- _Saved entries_
□ □ □

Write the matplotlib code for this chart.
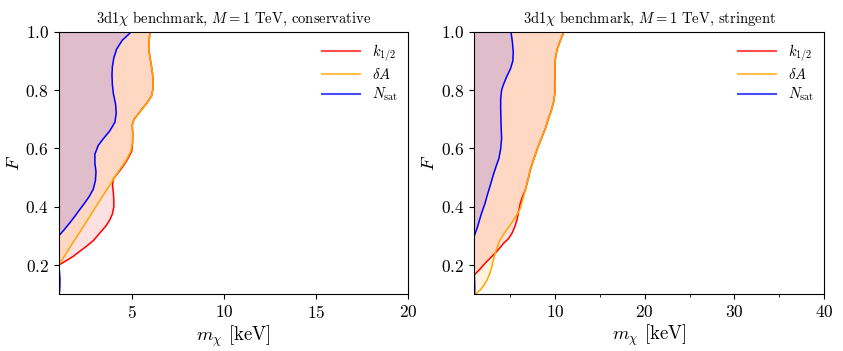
import matplotlib
matplotlib.use("Agg")
import matplotlib.pyplot as plt

plt.rcParams['font.family'] = 'serif'
plt.rcParams['font.serif'] = ['cmr10']
plt.rcParams['mathtext.fontset'] = 'cm'
plt.rcParams['axes.formatter.use_mathtext'] = True

# ---- conservative panel (F vs m_chi boundary) ----
cons_dA_F = [0.20, 0.25, 0.30, 0.35, 0.40, 0.45, 0.50, 0.53, 0.56, 0.59, 0.62, 0.65, 0.68, 0.70,
             0.72, 0.74, 0.76, 0.78, 0.80, 0.83, 0.86, 0.90, 0.94, 0.97, 1.00]
cons_dA_m = [1.00, 1.50, 2.01, 2.52, 3.02, 3.53, 4.03, 4.35, 4.68, 4.92, 5.02, 5.03, 5.00, 5.10,
             5.35, 5.60, 5.85, 6.05, 6.12, 6.14, 6.10, 6.00, 5.90, 5.92, 5.97]

cons_k_F = [0.200, 0.215, 0.230, 0.250, 0.265, 0.285, 0.310, 0.335, 0.355, 0.375, 0.400, 0.425,
            0.450, 0.475, 0.495, 0.530, 0.560, 0.590, 0.620, 0.650, 0.680, 0.700, 0.720, 0.740,
            0.760, 0.780, 0.800, 0.830, 0.860, 0.900, 0.940, 0.970, 1.000]
cons_k_m = [1.00, 1.40, 1.79, 2.20, 2.52, 2.90, 3.24, 3.58, 3.78, 3.92, 4.00, 4.00,
            3.97, 3.93, 3.97, 4.40, 4.72, 4.97, 5.02, 5.03, 5.00, 5.10, 5.35, 5.60,
            5.85, 6.05, 6.12, 6.14, 6.10, 6.00, 5.90, 5.92, 5.97]

cons_N_F = [0.300, 0.320, 0.343, 0.365, 0.389, 0.410, 0.435, 0.460, 0.490, 0.520, 0.550, 0.580,
            0.610, 0.635, 0.660, 0.690, 0.720, 0.750, 0.790, 0.820, 0.850, 0.880, 0.910, 0.940,
            0.970, 1.000]
cons_N_m = [1.00, 1.28, 1.58, 1.85, 2.13, 2.38, 2.66, 2.88, 3.00, 3.03, 2.97, 2.97,
            3.15, 3.45, 3.78, 4.06, 4.13, 4.10, 3.97, 3.92, 3.90, 3.92, 4.00, 4.15,
            4.45, 4.96]
cons_N_low_F = [0.10, 0.12, 0.15, 0.18, 0.20]
cons_N_low_m = [1.03, 1.06, 1.07, 1.04, 1.00]

# ---- stringent panel ----
str_dA_F = [0.100, 0.115, 0.130, 0.149, 0.170, 0.195, 0.220, 0.241, 0.260, 0.281, 0.300, 0.315,
            0.335, 0.355, 0.375, 0.395, 0.425, 0.457, 0.500, 0.526, 0.560, 0.600, 0.635, 0.670,
            0.700, 0.730, 0.760, 0.790, 0.820, 0.850, 0.880, 0.910, 0.940, 0.970, 1.000]
str_dA_m = [1.10, 1.67, 2.05, 2.42, 2.72, 2.96, 3.15, 3.33, 3.55, 3.79, 4.15, 4.46,
            4.95, 5.39, 5.80, 6.13, 6.40, 6.69, 7.05, 7.24, 7.60, 8.05, 8.50, 8.95,
            9.25, 9.60, 9.85, 10.00, 10.02, 10.00, 10.00, 10.05, 10.25, 10.60, 11.00]

str_k_F = [0.167, 0.185, 0.207, 0.225, 0.241, 0.258, 0.275, 0.290, 0.309, 0.330, 0.355, 0.385,
           0.412, 0.435, 0.457, 0.500, 0.526, 0.560, 0.600, 0.635, 0.670, 0.700, 0.730, 0.760,
           0.790, 0.820, 0.850, 0.880, 0.910, 0.940, 0.970, 1.000]
str_k_m = [1.00, 1.60, 2.23, 2.80, 3.33, 3.82, 4.27, 4.80, 5.20, 5.50, 5.76, 5.95,
           6.13, 6.38, 6.69, 7.05, 7.24, 7.60, 8.05, 8.50, 8.95, 9.25, 9.60, 9.85,
           10.00, 10.02, 10.00, 10.00, 10.05, 10.25, 10.60, 11.00]

str_N_F = [0.300, 0.330, 0.372, 0.412, 0.440, 0.475, 0.509, 0.540, 0.566, 0.600, 0.635, 0.670,
           0.703, 0.740, 0.772, 0.800, 0.817, 0.845, 0.874, 0.900, 0.931, 0.965, 1.000]
str_N_m = [1.00, 1.35, 1.75, 2.20, 2.45, 2.80, 3.12, 3.45, 3.75, 3.95, 4.05, 4.00,
           3.97, 3.94, 3.95, 4.05, 4.23, 4.60, 5.05, 5.30, 5.35, 5.25, 5.09]
str_N_low_F = [0.10, 0.12, 0.14, 0.16, 0.17]
str_N_low_m = [1.03, 1.05, 1.04, 1.02, 1.00]

panels = [
    dict(title=r"3d1$\chi$ benchmark, $M=1$ TeV, conservative",
         k=(cons_k_F, cons_k_m), dA=(cons_dA_F, cons_dA_m),
         N=(cons_N_F, cons_N_m), N_low=(cons_N_low_F, cons_N_low_m),
         xmax=20, xticks=[5, 10, 15, 20], xminor=[]),
    dict(title=r"3d1$\chi$ benchmark, $M=1$ TeV, stringent",
         k=(str_k_F, str_k_m), dA=(str_dA_F, str_dA_m),
         N=(str_N_F, str_N_m), N_low=(str_N_low_F, str_N_low_m),
         xmax=40, xticks=[10, 20, 30, 40], xminor=[5, 15, 25, 35]),
]

fig = plt.figure(figsize=(8.43, 3.51), dpi=100)
positions = [[0.0696, 0.1615, 0.4144, 0.7482], [0.5626, 0.1615, 0.4149, 0.7482]]
alpha_fill = 0.12

for pos, p in zip(positions, panels):
    ax = fig.add_axes(pos)
    xmin = 1.0
    ax.fill_betweenx(p['k'][0], xmin, p['k'][1], color='red', alpha=alpha_fill, lw=0)
    ax.fill_betweenx(p['dA'][0], xmin, p['dA'][1], color='orange', alpha=alpha_fill, lw=0)
    ax.fill_betweenx(p['N'][0], xmin, p['N'][1], color='blue', alpha=alpha_fill, lw=0)
    ax.fill_betweenx(p['N_low'][0], xmin, p['N_low'][1], color='blue', alpha=alpha_fill, lw=0)

    ax.plot(p['k'][1], p['k'][0], color='red', lw=1.1, label=r"$k_{1/2}$")
    ax.plot(p['dA'][1], p['dA'][0], color='orange', lw=1.1, label=r"$\delta A$")
    ax.plot(p['N'][1], p['N'][0], color='blue', lw=1.1, label=r"$N_{\rm sat}$")
    ax.plot(p['N_low'][1], p['N_low'][0], color='blue', lw=1.1)

    ax.set_xlim(xmin, p['xmax'])
    ax.set_ylim(0.1, 1.0)
    ax.set_xticks(p['xticks'])
    ax.set_xticks(p['xminor'], minor=True)
    ax.set_yticks([0.2, 0.4, 0.6, 0.8, 1.0])
    ax.tick_params(labelsize=12.5)
    ax.set_xlabel(r"$m_\chi$ [keV]", fontsize=13.5, labelpad=2)
    ax.set_ylabel(r"$F$", fontsize=13.5, labelpad=2)
    ax.set_title(p['title'], fontsize=10.5)

    leg = ax.legend(loc='upper right', frameon=False, fontsize=10.5, handlelength=2.6,
                    labelspacing=0.25, borderaxespad=0.3)
    for h in leg.legend_handles:
        h.set_alpha(0.7)
        h.set_linewidth(1.5)

plt.savefig("out.png", dpi=100)
plt.close()
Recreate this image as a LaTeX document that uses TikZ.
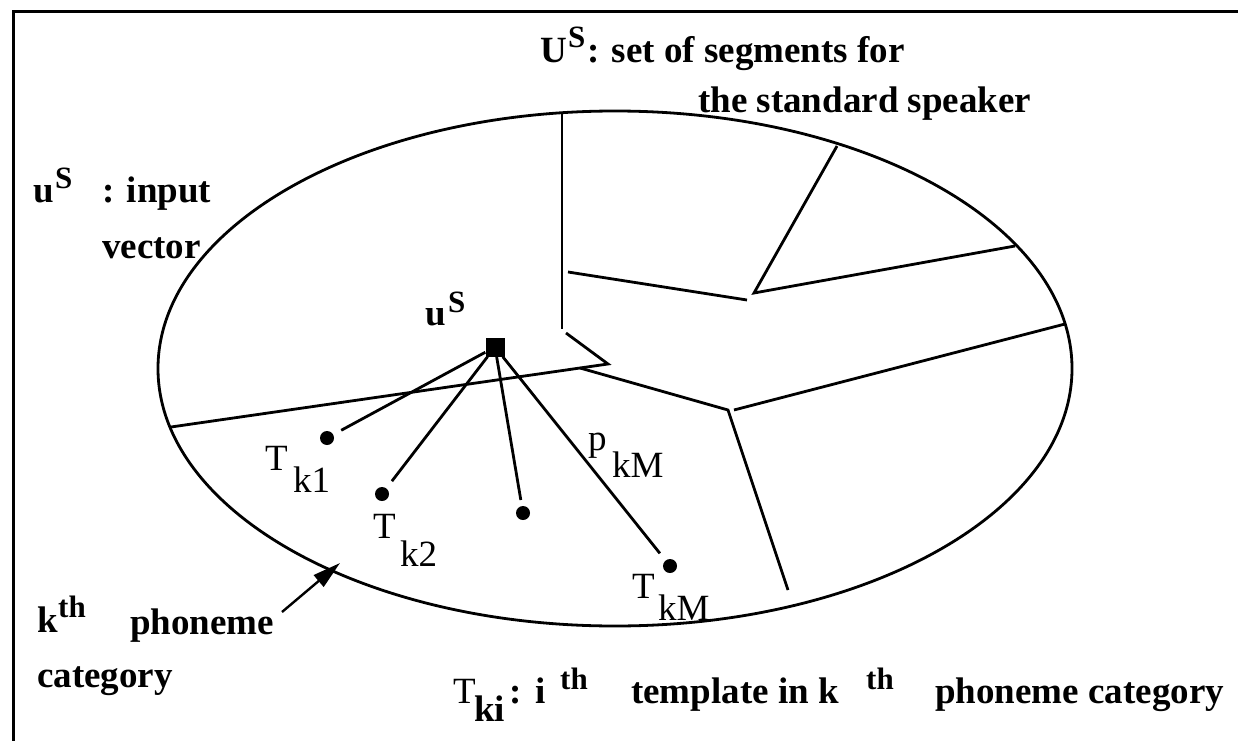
\documentclass[tikz,border=0pt]{standalone}
\usepackage{fontspec}
\setmainfont{Liberation Serif}
\usetikzlibrary{arrows.meta}
\begin{document}
\begin{tikzpicture}[x=1pt,y=-1pt,
  seg/.style={line width=2.8pt},
  lbl/.style={anchor=base west, inner sep=0pt, font=\fontsize{37}{44}\selectfont\bfseries},
  ilbl/.style={anchor=base west, inner sep=0pt, font=\fontsize{37}{44}\selectfont},
  suplbl/.style={anchor=base west, inner sep=0pt, font=\fontsize{31}{36}\selectfont\bfseries},
  dotnode/.style={circle, fill=black, inner sep=0pt, minimum size=14pt},
  sqnode/.style={rectangle, fill=black, inner sep=0pt, minimum size=19pt},
  link/.style={line width=2.8pt, shorten >=9pt}]
\useasboundingbox (0,0) rectangle (1238,741);
% frame
\draw[line width=3pt] (1238,12) -- (13,12) -- (13,741);
% ellipse
\draw[seg] (615,368.5) ellipse [x radius=457, y radius=257.5];
% segment boundaries
\coordinate (v1) at (562,112);
\coordinate (v2) at (562,329);
\coordinate (n1) at (566,333);
\coordinate (n2) at (608,364);
\coordinate (n3) at (580,368);
\coordinate (le) at (171,427);
\coordinate (jn) at (728,410);
\coordinate (jd) at (788,590);
\coordinate (jr0) at (734,410);
\coordinate (jr) at (1065,324);
\coordinate (ur0) at (837,146);
\coordinate (uv) at (754,293);
\coordinate (ur) at (1015,246);
\coordinate (mh0) at (568,272);
\coordinate (mh1) at (747,300);
\draw[seg] (v1) -- (v2);
\draw[seg] (n1) -- (n2) -- (n3) -- (le);
\draw[seg] (n3) -- (jn) -- (jd);
\draw[seg] (jr0) -- (jr);
\draw[seg] (ur0) -- (uv) -- (ur);
\draw[seg] (mh0) -- (mh1);
% input vector and templates
\node[sqnode] (u) at (495,347) {};
\node[dotnode] (d1) at (327,438) {};
\node[dotnode] (d2) at (382,494) {};
\node[dotnode] (d3) at (523,513) {};
\node[dotnode] (dM) at (670,566) {};
\draw[link] (u) -- (d1);
\draw[link] (u) -- (d2);
\draw[link, shorten >=6pt] (u) -- (d3);
\draw[link] (u) -- (dM);
% labels near points
\node[lbl] (us) at (425,325) {u};
\node[suplbl] (uss) at (448,312) {S};
\node[ilbl] (tk1) at (265,470) {T};
\node[ilbl] (tk1s) at (293,492) {k1};
\node[ilbl] (tk2) at (373,538) {T};
\node[ilbl] (tk2s) at (400,566) {k2};
\node[ilbl] (pkm) at (588,450) {p};
\node[ilbl] (pkms) at (612,477) {kM};
\node[ilbl] (tkm) at (632,598) {T};
\node[ilbl] (tkms) at (658,620) {kM};
% top caption
\node[lbl] (U) at (540,63) {U};
\node[suplbl] (US) at (568,48) {S};
\node[lbl] (Ut) at (587,63) {: set of segments for};
\node[lbl] (Ut2) at (698,113) {the standard speaker};
% input vector caption
\node[lbl] (iu) at (33,202) {u};
\node[suplbl] (ius) at (55,188) {S};
\node[lbl] (it) at (102,202) {: input};
\node[lbl] (iv) at (102,258) {vector};
% phoneme category caption
\node[lbl] (kk) at (37,632) {k};
\node[suplbl] (kth) at (58,617) {th};
\node[lbl] (ph) at (130,634) {phoneme};
\node[lbl] (cat) at (37,687) {category};
\coordinate (arrtip) at (340,563);
\draw[line width=2.4pt, -{Triangle[length=28pt,width=15pt]}] (282,612) -- (arrtip);
% bottom caption
\node[ilbl] (bT) at (453,703) {T};
\node[lbl] (bki) at (474,721) {ki};
\node[lbl] (bc) at (509,703) {:};
\node[lbl] (bi) at (535,703) {i};
\node[suplbl] (bth) at (560,689) {th};
\node[lbl] (btm) at (631,703) {template in k};
\node[suplbl] (bth2) at (866,689) {th};
\node[lbl] (bpc) at (935,703) {phoneme category};
\end{tikzpicture}
\end{document}
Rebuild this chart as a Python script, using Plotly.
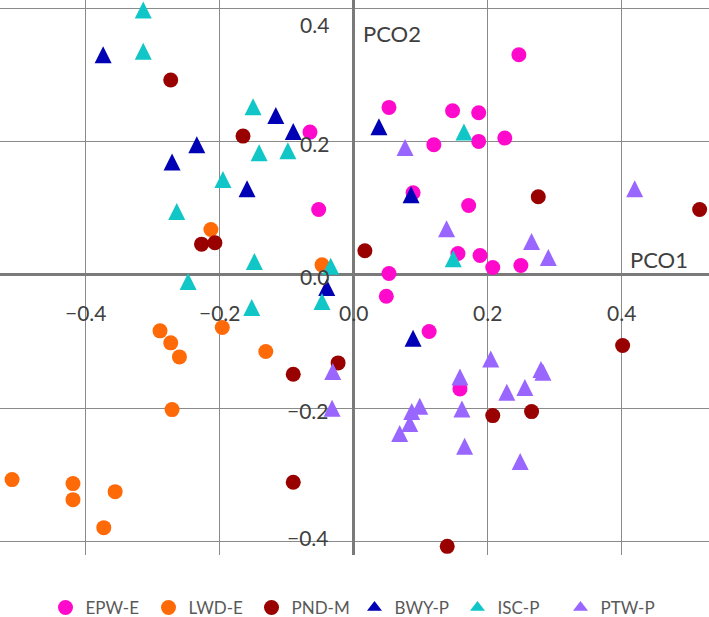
import plotly.graph_objects as go

# ---- data ----
groups = ["EPW-E", "LWD-E", "PND-M", "BWY-P", "ISC-P", "PTW-P"]

epw_x = [-0.065, -0.052, 0.247, 0.053, 0.148, 0.187, 0.120, 0.187, 0.226, 0.089, 0.172, 0.156, 0.189, 0.208, 0.250, 0.053, 0.049, 0.113, 0.159]
epw_y = [0.214, 0.098, 0.330, 0.251, 0.246, 0.243, 0.195, 0.200, 0.205, 0.123, 0.104, 0.032, 0.029, 0.011, 0.014, 0.002, -0.032, -0.085, -0.171]

lwd_x = [-0.213, -0.047, -0.289, -0.196, -0.273, -0.260, -0.131, -0.271, -0.510, -0.419, -0.419, -0.356, -0.373]
lwd_y = [0.068, 0.015, -0.084, -0.079, -0.102, -0.123, -0.115, -0.202, -0.307, -0.313, -0.337, -0.325, -0.379]

pnd_x = [-0.273, -0.165, -0.227, -0.207, 0.017, 0.276, 0.517, -0.023, -0.090, -0.090, 0.402, 0.208, 0.266, 0.140]
pnd_y = [0.292, 0.208, 0.046, 0.048, 0.036, 0.117, 0.098, -0.132, -0.149, -0.311, -0.106, -0.211, -0.205, -0.407]

bwy_x = [-0.374, -0.116, -0.090, -0.234, -0.271, -0.159, -0.040, 0.038, 0.086, 0.089]
bwy_y = [0.330, 0.239, 0.215, 0.195, 0.169, 0.129, -0.019, 0.222, 0.120, -0.095]

isc_x = [-0.314, -0.314, -0.150, -0.141, -0.098, -0.195, -0.264, -0.148, -0.034, -0.247, -0.047, -0.152, 0.165, 0.149]
isc_y = [0.397, 0.335, 0.252, 0.183, 0.186, 0.143, 0.095, 0.020, 0.013, -0.010, -0.040, -0.049, 0.214, 0.024]

ptw_x = [0.077, 0.420, 0.139, 0.266, 0.291, -0.031, -0.032, 0.205, 0.280, 0.283, 0.159, 0.229, 0.256, 0.099, 0.087, 0.162, 0.084, 0.069, 0.166, 0.249]
ptw_y = [0.191, 0.129, 0.069, 0.050, 0.026, -0.145, -0.200, -0.126, -0.142, -0.146, -0.153, -0.176, -0.169, -0.197, -0.205, -0.201, -0.223, -0.238, -0.257, -0.280]

tick_vals = [-0.4, -0.2, 0.0, 0.2, 0.4]
x_tick_text = ["\u22120.4", "\u22120.2", "0.0", "0.2", "0.4"]
y_tick_vals = [0.4, 0.2, 0.0, -0.2, -0.4]
y_tick_text = ["0.4", "0.2", "0.0", "\u22120.2", "\u22120.4"]

# ---- style ----
colors = ["#FF0ACC", "#FF6A08", "#990000", "#0000B4", "#10C6C6", "#9966FF"]
is_tri = [False, False, False, True, True, True]
series = [(epw_x, epw_y), (lwd_x, lwd_y), (pnd_x, pnd_y), (bwy_x, bwy_y), (isc_x, isc_y), (ptw_x, ptw_y)]

W, H = 709, 617
plot_h = 555
xr = [-0.528, 0.531]
yr = [-0.42, 0.412]
FONT = "Lato"
TXT = "#404040"
TRI = 17
CIRC = 15

# arrow-up symbols have their apex at the data point; a helper y-axis with a
# range offset by half the symbol height centres them on their values.
px_per_unit = plot_h / (yr[1] - yr[0])
d = (TRI / 2) / px_per_unit
yr_tri = [yr[0] - d, yr[1] - d]

fig = go.Figure()
for name, (xs, ys), c, tri in zip(groups, series, colors, is_tri):
    if tri:
        fig.add_trace(go.Scatter(
            x=xs, y=ys, mode="markers", name=name, legendgroup=name, showlegend=False,
            yaxis="y2",
            marker=dict(color=c, symbol="arrow-up", size=TRI, line=dict(width=0)),
        ))
        fig.add_trace(go.Scatter(
            x=[None], y=[None], mode="markers", name=name, legendgroup=name,
            marker=dict(color=c, symbol="triangle-up", size=13, line=dict(width=0)),
        ))
    else:
        fig.add_trace(go.Scatter(
            x=xs, y=ys, mode="markers", name=name, legendgroup=name,
            marker=dict(color=c, symbol="circle", size=CIRC, line=dict(width=0)),
        ))

def ypix(v):
    return (yr[1] - v) / (yr[1] - yr[0]) * plot_h

annotations = []
for v, t in zip(tick_vals, x_tick_text):
    annotations.append(dict(x=v, y=0, xref="x", yref="y", text=t, showarrow=False,
                            xanchor="center", yanchor="middle", yshift=-38,
                            font=dict(family=FONT, size=21, color=TXT)))
for v, t in zip(y_tick_vals, y_tick_text):
    p = ypix(v) + 2
    p_cl = min(max(p, 25), 537)
    annotations.append(dict(x=0, y=v, xref="x", yref="y", text=t, showarrow=False,
                            xanchor="right", yanchor="middle", xshift=-23,
                            yshift=-(p_cl - ypix(v)),
                            font=dict(family=FONT, size=21, color=TXT)))
annotations.append(dict(x=0, y=0.4, xref="x", yref="y", text="PCO2", showarrow=False,
                        xanchor="left", yanchor="middle", xshift=7, yshift=-25,
                        font=dict(family=FONT, size=22, color=TXT)))
annotations.append(dict(x=0.5, y=0, xref="x", yref="y", text="PCO1", showarrow=False,
                        xanchor="right", yanchor="middle", xshift=2, yshift=15,
                        font=dict(family=FONT, size=22, color=TXT)))

axis_common = dict(showgrid=True, gridcolor="#8a8a8a", gridwidth=1,
                   zeroline=True, zerolinecolor="#7a7a7a", zerolinewidth=2.5,
                   showticklabels=False, ticks="", showline=False, dtick=0.2, tick0=0)

fig.update_layout(
    width=W, height=H,
    margin=dict(l=0, r=0, t=0, b=0, autoexpand=False),
    paper_bgcolor="white", plot_bgcolor="white",
    hovermode=False,
    xaxis=dict(range=xr, **axis_common),
    yaxis=dict(range=yr, domain=[1 - plot_h / H, 1], **axis_common),
    yaxis2=dict(range=yr_tri, overlaying="y", showgrid=False, zeroline=False,
                showticklabels=False, ticks="", showline=False),
    showlegend=True,
    legend=dict(orientation="h", x=0.5, xanchor="center", y=(H - 608) / H, yanchor="middle",
                entrywidth=58, entrywidthmode="pixels", groupclick="toggleitem",
                font=dict(family=FONT, size=17, color="#595959"), bgcolor="rgba(0,0,0,0)"),
    annotations=annotations,
)

fig.write_html("out.html", config={"displayModeBar": False},
               post_script="document.body.style.margin='0';")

□ □ □

- _WHAT IS REQUIRED_
Where a line contains the string "chart", extract that line.

- _SOLUTION FOR THIS TASK_
Write the matplotlib code for this chart.
Rebuild this chart as a Python script, using Plotly.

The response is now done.